▶ [Required task]: The material below includes pictures; leave them out and return only the lines between the line containing "Write a Python" and the line containing "code = np.arange(64)", inclusive, word for word.

++++

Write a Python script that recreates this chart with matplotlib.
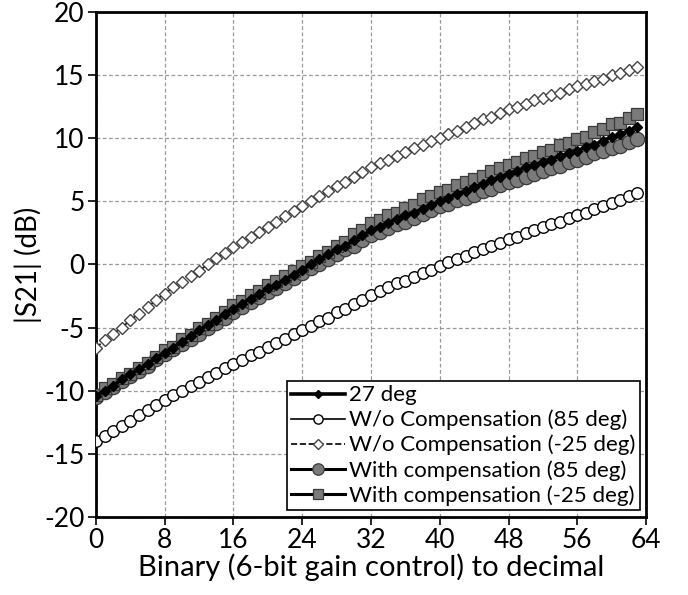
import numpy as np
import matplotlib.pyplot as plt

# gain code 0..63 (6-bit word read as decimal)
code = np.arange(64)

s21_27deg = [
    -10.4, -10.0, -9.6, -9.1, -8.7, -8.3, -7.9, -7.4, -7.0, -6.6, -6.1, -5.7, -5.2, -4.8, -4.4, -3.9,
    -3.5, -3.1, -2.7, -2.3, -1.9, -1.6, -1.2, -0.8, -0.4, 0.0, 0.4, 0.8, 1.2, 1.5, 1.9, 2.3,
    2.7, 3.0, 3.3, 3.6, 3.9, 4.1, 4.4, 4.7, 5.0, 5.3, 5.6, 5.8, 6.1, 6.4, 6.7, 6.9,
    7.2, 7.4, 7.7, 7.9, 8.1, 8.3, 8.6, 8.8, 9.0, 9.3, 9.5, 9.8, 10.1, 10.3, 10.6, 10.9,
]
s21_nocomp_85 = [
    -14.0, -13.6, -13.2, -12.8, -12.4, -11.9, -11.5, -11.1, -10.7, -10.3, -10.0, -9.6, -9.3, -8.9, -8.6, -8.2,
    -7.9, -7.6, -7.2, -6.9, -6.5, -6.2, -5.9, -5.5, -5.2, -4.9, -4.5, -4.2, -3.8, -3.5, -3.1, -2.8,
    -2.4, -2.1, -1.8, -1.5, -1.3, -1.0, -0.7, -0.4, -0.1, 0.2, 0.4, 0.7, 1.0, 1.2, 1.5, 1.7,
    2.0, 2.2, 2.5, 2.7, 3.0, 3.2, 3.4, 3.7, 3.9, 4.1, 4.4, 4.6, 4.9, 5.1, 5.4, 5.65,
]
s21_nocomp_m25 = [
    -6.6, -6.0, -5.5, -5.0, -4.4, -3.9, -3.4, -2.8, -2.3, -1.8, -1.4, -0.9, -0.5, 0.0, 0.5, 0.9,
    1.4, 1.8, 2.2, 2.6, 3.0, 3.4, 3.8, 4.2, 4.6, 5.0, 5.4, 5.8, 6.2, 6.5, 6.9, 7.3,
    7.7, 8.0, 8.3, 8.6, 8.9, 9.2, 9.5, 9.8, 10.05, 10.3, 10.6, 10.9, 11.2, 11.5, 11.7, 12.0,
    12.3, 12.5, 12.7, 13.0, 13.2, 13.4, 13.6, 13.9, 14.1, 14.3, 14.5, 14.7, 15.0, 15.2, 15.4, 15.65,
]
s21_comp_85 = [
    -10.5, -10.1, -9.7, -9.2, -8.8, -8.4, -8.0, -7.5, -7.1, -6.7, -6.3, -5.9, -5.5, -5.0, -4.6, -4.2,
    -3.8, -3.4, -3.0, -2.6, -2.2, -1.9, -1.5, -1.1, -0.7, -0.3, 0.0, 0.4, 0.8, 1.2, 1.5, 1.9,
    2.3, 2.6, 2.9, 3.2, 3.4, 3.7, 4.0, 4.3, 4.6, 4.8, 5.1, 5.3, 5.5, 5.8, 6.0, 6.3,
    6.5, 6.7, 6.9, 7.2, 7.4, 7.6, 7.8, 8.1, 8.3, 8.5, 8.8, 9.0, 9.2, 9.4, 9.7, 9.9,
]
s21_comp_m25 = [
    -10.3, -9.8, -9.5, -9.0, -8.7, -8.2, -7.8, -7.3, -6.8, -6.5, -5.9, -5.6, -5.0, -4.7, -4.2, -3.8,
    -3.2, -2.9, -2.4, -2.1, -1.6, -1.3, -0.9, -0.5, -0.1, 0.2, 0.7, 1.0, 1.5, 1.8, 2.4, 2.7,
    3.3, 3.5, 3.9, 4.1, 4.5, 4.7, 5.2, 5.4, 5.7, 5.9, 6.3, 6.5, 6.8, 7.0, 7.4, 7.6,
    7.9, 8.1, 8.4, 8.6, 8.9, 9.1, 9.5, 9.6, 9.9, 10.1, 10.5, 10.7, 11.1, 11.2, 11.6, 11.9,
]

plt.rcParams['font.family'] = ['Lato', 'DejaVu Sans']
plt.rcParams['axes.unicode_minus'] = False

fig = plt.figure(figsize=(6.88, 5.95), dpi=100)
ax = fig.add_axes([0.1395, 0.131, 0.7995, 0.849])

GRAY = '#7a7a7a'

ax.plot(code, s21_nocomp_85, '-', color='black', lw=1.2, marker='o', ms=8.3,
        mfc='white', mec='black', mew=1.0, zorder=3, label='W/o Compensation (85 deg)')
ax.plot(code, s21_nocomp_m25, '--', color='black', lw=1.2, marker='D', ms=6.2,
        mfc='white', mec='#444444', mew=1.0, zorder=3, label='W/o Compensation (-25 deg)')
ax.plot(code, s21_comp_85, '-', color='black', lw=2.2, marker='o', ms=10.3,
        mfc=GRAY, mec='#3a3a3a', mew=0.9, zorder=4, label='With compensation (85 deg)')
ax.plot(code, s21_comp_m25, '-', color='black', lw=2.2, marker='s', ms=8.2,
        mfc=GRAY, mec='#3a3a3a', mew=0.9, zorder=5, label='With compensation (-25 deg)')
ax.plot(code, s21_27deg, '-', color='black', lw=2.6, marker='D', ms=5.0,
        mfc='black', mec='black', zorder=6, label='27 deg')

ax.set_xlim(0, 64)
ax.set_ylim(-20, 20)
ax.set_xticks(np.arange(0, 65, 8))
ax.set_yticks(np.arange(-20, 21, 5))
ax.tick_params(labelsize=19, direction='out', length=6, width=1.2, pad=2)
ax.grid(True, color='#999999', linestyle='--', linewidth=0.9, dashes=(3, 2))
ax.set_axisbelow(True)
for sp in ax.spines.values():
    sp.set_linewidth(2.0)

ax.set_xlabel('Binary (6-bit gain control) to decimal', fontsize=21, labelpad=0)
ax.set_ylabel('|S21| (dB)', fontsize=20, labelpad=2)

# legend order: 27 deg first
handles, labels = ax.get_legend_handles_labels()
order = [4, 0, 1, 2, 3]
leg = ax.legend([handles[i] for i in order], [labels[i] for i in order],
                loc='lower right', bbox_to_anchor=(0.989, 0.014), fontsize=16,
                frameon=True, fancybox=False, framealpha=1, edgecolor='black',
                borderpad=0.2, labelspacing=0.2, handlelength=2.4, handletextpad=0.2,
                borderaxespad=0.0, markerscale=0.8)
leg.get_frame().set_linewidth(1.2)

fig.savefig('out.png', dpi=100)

++++

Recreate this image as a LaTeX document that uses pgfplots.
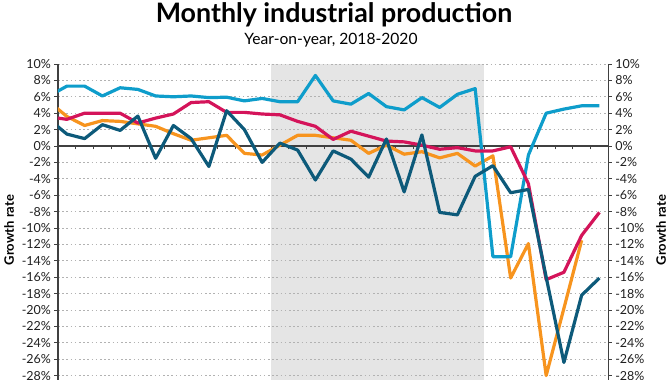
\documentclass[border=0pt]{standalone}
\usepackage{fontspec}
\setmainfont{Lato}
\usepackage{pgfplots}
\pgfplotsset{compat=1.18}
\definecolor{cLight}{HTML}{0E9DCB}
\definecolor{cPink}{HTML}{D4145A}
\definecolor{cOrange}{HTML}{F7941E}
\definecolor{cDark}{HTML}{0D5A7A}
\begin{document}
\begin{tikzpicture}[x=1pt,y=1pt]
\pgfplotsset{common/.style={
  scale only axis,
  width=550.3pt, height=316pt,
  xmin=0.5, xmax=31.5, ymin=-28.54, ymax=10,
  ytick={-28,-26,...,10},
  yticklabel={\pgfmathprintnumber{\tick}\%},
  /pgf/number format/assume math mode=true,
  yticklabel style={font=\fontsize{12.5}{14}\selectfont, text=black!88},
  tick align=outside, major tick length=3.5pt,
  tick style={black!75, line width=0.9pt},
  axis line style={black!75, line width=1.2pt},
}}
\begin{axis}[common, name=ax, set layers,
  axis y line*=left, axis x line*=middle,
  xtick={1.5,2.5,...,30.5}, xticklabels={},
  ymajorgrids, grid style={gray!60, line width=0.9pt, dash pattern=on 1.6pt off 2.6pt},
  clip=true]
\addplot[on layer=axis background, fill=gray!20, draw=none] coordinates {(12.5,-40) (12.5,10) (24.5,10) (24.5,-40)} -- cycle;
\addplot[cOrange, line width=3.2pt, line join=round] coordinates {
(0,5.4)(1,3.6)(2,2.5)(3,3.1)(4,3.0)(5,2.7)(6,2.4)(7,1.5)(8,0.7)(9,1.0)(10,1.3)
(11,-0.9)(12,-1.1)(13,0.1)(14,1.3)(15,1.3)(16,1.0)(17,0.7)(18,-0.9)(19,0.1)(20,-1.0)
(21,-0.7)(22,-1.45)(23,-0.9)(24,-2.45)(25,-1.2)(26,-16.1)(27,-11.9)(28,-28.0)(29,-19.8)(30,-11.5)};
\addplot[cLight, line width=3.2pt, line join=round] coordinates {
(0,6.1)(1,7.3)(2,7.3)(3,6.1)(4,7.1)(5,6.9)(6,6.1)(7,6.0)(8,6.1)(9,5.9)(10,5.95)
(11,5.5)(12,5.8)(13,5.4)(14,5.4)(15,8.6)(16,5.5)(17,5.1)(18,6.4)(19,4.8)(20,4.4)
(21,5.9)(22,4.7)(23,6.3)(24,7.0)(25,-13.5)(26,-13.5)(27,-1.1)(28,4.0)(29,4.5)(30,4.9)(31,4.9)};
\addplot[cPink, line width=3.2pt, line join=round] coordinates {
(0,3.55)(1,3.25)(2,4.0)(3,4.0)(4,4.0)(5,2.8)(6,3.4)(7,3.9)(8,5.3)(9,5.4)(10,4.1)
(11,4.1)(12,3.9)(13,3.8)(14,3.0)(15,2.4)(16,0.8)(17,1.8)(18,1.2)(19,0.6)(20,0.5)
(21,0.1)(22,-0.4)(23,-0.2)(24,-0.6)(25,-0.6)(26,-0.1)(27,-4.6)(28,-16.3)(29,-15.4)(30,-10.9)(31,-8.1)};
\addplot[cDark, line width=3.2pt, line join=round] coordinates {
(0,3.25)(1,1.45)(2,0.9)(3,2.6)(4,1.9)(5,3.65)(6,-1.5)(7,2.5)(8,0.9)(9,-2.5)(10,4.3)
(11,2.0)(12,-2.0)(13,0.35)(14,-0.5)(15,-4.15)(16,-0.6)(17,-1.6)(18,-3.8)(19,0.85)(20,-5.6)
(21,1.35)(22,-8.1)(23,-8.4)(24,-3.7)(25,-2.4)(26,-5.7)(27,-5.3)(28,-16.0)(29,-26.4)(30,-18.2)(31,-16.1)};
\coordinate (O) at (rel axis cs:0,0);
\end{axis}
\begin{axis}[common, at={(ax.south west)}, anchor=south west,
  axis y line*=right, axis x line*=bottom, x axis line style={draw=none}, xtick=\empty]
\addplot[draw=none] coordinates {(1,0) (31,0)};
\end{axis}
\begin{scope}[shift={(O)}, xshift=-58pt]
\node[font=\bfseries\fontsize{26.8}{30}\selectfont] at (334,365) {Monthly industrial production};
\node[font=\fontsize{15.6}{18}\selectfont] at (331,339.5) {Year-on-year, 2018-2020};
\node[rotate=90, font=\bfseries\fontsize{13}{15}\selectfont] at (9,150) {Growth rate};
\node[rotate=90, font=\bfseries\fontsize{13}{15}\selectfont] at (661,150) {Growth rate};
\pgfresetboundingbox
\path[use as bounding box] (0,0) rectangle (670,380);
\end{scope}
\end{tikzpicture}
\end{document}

++++

▶ [Full output]:
Write a Python script that recreates this chart with matplotlib.
import numpy as np
import matplotlib.pyplot as plt

# gain code 0..63 (6-bit word read as decimal)
code = np.arange(64)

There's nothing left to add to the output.